Question: Error when counting reads in genes with summarizeOverlaps (Genomic-Aligments package)
0
4.9 years ago by
United States
alejandro.colaneri20 wrote:

Hello,
I'm following the RNA-seq workflow for differential gene expression

## Use the function summarizeOverlaps to count reads in the gene
library("GenomicAlignments")
se <- summarizeOverlaps(exonsByGene, BamFileList(bamFiles), mode="Union", singleEnd=TRUE, ignore.strand=FALSE, fragments=FALSE);

however I got this error and I have not idea how to fix it:

Error in .summarizeOverlaps_BamFileList(features, reads, mode, ignore.strand = ignore.strand, :

all the steps I did before try to create the object "se" are below

### read the table: sampleTable.csv

### build the full path to the tophat produced bam files

bamFiles <- file.path(".", sampleTable$dirName, sampleTable$fileName);

### see the created vector with paths

bamFiles

##### Use the BamFile function from the RsamTools to se if these paths are functional

library ("Rsamtools");
seqinfo(BamFile(bamFiles[1]));

library("GenomicFeatures");

hse <-makeTranscriptDbFromGFF("/proj/seq/data/TAIR10_Ensembl/Annotation/Genes/genes.gtf", format="gtf")
exonsByGene <- exonsBy(hse, by="gene");

## Use the function summarizeOverlaps to count reads in the gene
library("GenomicAlignments")
se <- summarizeOverlaps(exonsByGene, BamFileList(bamFiles), mode="Union", singleEnd=TRUE, ignore.strand=FALSE, fragments=FALSE);

modified 4.9 years ago by Dan Tenenbaum8.2k • written 4.9 years ago by alejandro.colaneri20

I believe that error is complaining that you have at least two files in your BamFileList with the same name. Is that the case?
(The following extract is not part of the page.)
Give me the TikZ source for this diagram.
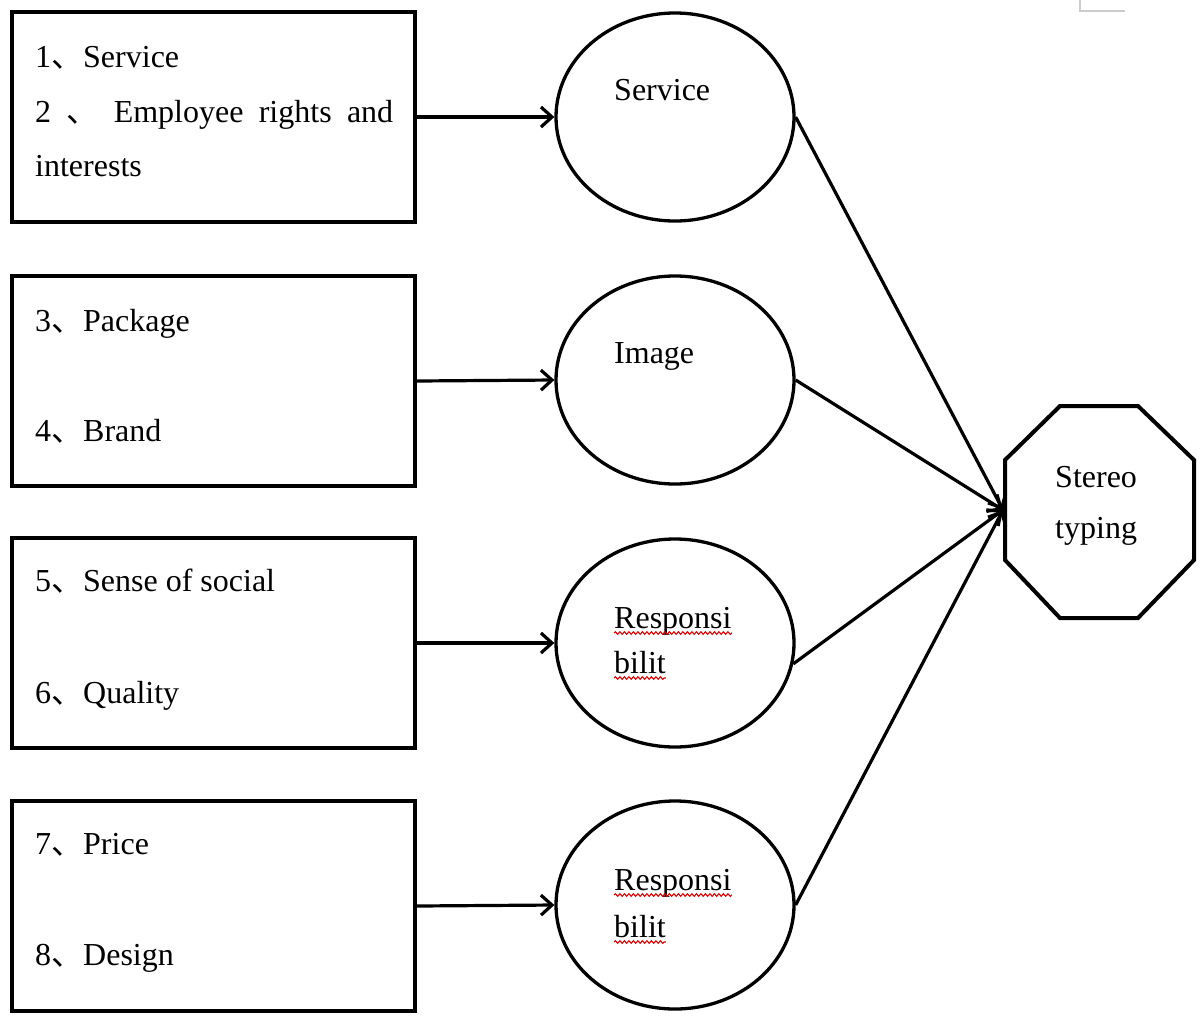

Actually when I built the list of path to my files I did not care about that. But the answer is YES, all the bam files in my bam file list have the same name, the original accepted_hits.bam name provided by tophat. Do you think this could be the source of the problem?

I think you can provide distinct names for your bamFiles, e.g,

bamFiles <- file.path(".", sampleTable$dirName, sampleTable$fileNames
names(bamFiles) <- basename(dirname(bamFiles))

Or something more manual and the distinct names will carry forward.